Woolworths is pinning its hopes for bumper Christmas sales on small cardboard nativity figures and children's propensity to nag their parents.

The supermarket chain last week started giving customers Christmas Pop-Outs – cardboard self-assembled Christmas-themed characters including Santas, elves, reindeer and snowmen – and while it might seem odd that a A$37 billion (NZ$39 billion) supermarket group is putting so much store in colourful sheets of cardboard, a similar promotion by rival Coles recently demonstrated the power of collectables.

Coles stole the march on Woolworths in the last quarter thanks to its "Little Shop" promotion which propelled its strongest sales growth in three years. Same-store sales – a measure that strips out the inflating effect of newly opened stores – surged 5.1 per cent, while Woolworths had its slowest sales growth in two years.

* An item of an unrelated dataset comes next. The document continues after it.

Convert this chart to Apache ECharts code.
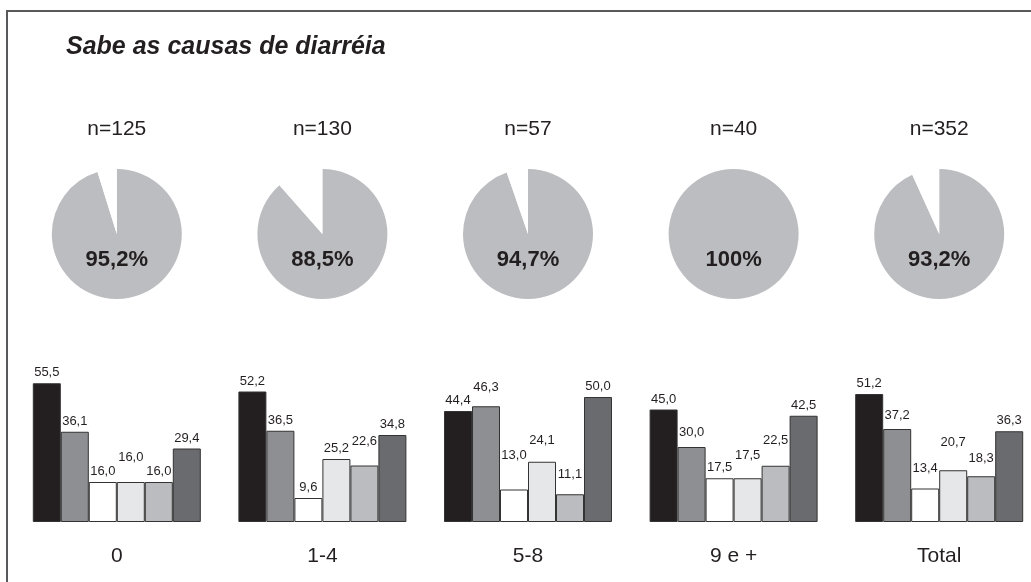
<!DOCTYPE html>
<html>
<head>
<meta charset="utf-8">
<script src="https://cdn.jsdelivr.net/npm/echarts@6/dist/echarts.min.js"></script>
<style>html,body{margin:0;padding:0;background:#fff;}#c{width:1031px;height:582px;}</style>
</head>
<body>
<div id="c"></div>
<script>
// ---- data ----
var titleText = 'Sabe as causas de diarréia';
var categories = ['0', '1-4', '5-8', '9 e +', 'Total'];
var nLabels = ['n=125', 'n=130', 'n=57', 'n=40', 'n=352'];
var piePercent = [95.2, 88.5, 94.7, 100, 93.2];
var s1 = [55.5, 52.2, 44.4, 45.0, 51.2];
var s2 = [36.1, 36.5, 46.3, 30.0, 37.2];
var s3 = [16.0, 9.6, 13.0, 17.5, 13.4];
var s4 = [16.0, 25.2, 24.1, 17.5, 20.7];
var s5 = [16.0, 22.6, 11.1, 22.5, 18.3];
var s6 = [29.4, 34.8, 50.0, 42.5, 36.3];

// ---- styling ----
var barColors = ['#231f20', '#8e8f92', '#ffffff', '#e6e7e8', '#bbbcbf', '#6a6b6e'];
var labelLift = [ // extra label lift per series (rows) and group (cols), px
  [0, 0, 0, 0, 0],
  [0, 0, 8, 4, 3],
  [0, 0, 24, 0, 10],
  [14, 0, 11, 12, 17],
  [0, 14, 9, 15, 7],
  [0, 0, 0, 0, 0]
];
var font = '"Liberation Sans", Arial, Helvetica, sans-serif';
var txt = '#231f20';

function fmtBar(v) { return v.toFixed(1).replace('.', ','); }
function fmtPie(v) { return Number.isInteger(v) ? String(v) : v.toFixed(1).replace('.', ','); }

var chart = echarts.init(document.getElementById('c'), null, {renderer: 'canvas'});
var gridLeft = 14, gridWidth = 1028;
var band = gridWidth / categories.length;

var seriesVals = [s1, s2, s3, s4, s5, s6];
var series = seriesVals.map(function (vals, si) {
  return {
    type: 'bar',
    barWidth: 28,
    barGap: '0%',
    data: vals.map(function (v, gi) {
      return {value: v, label: {distance: 4 + labelLift[si][gi]}};
    }),
    itemStyle: {color: barColors[si], borderColor: '#333333', borderWidth: 1},
    label: {
      show: true, position: 'top', color: txt, fontFamily: font, fontSize: 13,
      formatter: function (p) { return fmtBar(p.value); }
    },
    emphasis: {disabled: true},
    silent: true
  };
});

var graphics = [
  {type: 'line', shape: {x1: 7, y1: 11, x2: 1031, y2: 11}, style: {stroke: '#58595b', lineWidth: 2}},
  {type: 'line', shape: {x1: 7, y1: 10, x2: 7, y2: 582}, style: {stroke: '#58595b', lineWidth: 2}},
  {type: 'text', left: 66, top: 35, style: {text: titleText, font: 'italic bold 25px ' + font, fill: txt}}
];

piePercent.forEach(function (p, i) {
  var cx = gridLeft + band * (i + 0.5);
  series.push({
    type: 'pie',
    center: [cx, 234],
    radius: [0, 65],
    startAngle: 90,
    clockwise: true,
    silent: true,
    z: 1,
    label: {show: false},
    labelLine: {show: false},
    emphasis: {disabled: true},
    data: [
      {value: p, itemStyle: {color: '#bcbdc0'}},
      {value: Math.round((100 - p) * 10) / 10, itemStyle: {color: '#ffffff'}}
    ]
  });
  graphics.push({
    type: 'text', x: cx, y: 129, z: 100,
    style: {text: nLabels[i], font: '21px ' + font, fill: txt, textAlign: 'center', textVerticalAlign: 'middle'}
  });
  graphics.push({
    type: 'text', x: cx, y: 260, z: 100,
    style: {text: fmtPie(p) + '%', font: 'bold 22px ' + font, fill: txt, textAlign: 'center', textVerticalAlign: 'middle'}
  });
});

chart.setOption({
  animation: false,
  backgroundColor: '#ffffff',
  grid: {left: gridLeft, width: gridWidth, top: 372, height: 150, outerBoundsMode: 'none', containLabel: false},
  xAxis: {
    type: 'category', data: categories,
    axisLine: {show: false}, axisTick: {show: false},
    axisLabel: {color: txt, fontFamily: font, fontSize: 21, margin: 24}
  },
  yAxis: {type: 'value', min: 0, max: 60, show: false, splitLine: {show: false}},
  graphic: graphics,
  series: series
});
</script>
</body>
</html>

The Little Shop toys were plastic miniatures of everyday groceries items which shoppers would then put in a special display folder.

Why normally mundane items such as Lipton Tea, Weet-Bix, Finish dishwashing power and White King Power King, miniaturised and reproduced in plastic, were so appealing to children is a mystery best pondered by psychologists or sociologists, but there is no doubting its effectiveness.

The Little Shop promotion comes at a crucial time for Coles, boosting its sales ahead of its share market listing as a standalone entity this coming Wednesday. With owner Wesfarmers spinning off the business, Coles has come full circle – it was a stock market listed company before Wesfarmers bought it in 2007.

Last quarter's sales bump will give new Coles managing director Stephen Cain some breathing space after bucking a trend that saw Coles' same-store sales grow more slowly than Woolworths' for seven consecutive quarters and earnings fall nearly 20 per cent over the last two years.

But Cain is wisely cautioning investors that they should expect sales growth of only around half of the previous quarter's.

What's more, Coles will no longer have the financial backing of Wesfarmers – and the huge piles of cash generated by the Bunnings hardware chain. Its ability to invest in competitive strategies such as lower prices will be much more limited, which will put it on a more level playing field with Woolworths and Aldi.

Another factor boosting sales at Coles was its decision to keep giving away free plastic bags, eight weeks after Woolworths stopped supplying single-use plastic bags and started charging customers for reusable bags. It's another example of how even a tiny tweak or change can make a big difference in Australia's highly competitive and commoditised A$90 billion grocery market.

Coles initially charged consumers 15c for a bag but backtracked when it found it slowed down the number of customers it could rush through the checkout.

With the promotion over and discarded Little Shop toys bulking up Australia's landfills and its free plastic bags washing around our waterways and oceans, Woolworths is hitting back.

It is releasing three new Christmas figures a week for four weeks, and giving on away each time a shopper spends $30 or more. Woolworths will be hoping that the cardboard pop-outs prove sufficiently popular that children pester their parents into spending the full A$360 required to get the full set.


As investors contemplate the looming float of Coles, they can look at the experience of Coles' one-time subsidiary Myer for a cautionary tale.

We have written before about how Myer's private equity owners tarted up the department store chain before floating it off for massive profits for themselves and for massive losses for investors.

Things have gone from bad to worse for Myer to the point where investors should consider whether the business has a future.

On Friday, the Australian Financial Review revealed that Myer's first-quarter sales had fallen by 5.5 per cent, and extraordinarily, its online sales were down 5.2 per cent compared with the same time last year. The figures suggest Myer's full-year profit will be well below last year's A$40 million first-half profit.

As such, the Myer board should have revealed the figures to the market under Australia's continuous disclosure rules, which require that companies inform investors of any material information as soon as it comes to hand.

Investors and regulators are asking why Myer didn't release the figures and why they only came to light when they were leaked to a newspaper. In a statement, Myer said it was complying with the disclosure rules, although it didn't dispute the facts of the story.

However, market operator the Australian Securities Exchange didn't accept the company's assurance and suspended it from trading.

The retailer is expected to make a statement and resume trading on Monday. Its delayed response suggests management and the board were caught flat-footed, and raises questions about how adequately the board is overseeing the company.

It is sure to be messy and another hit for investors.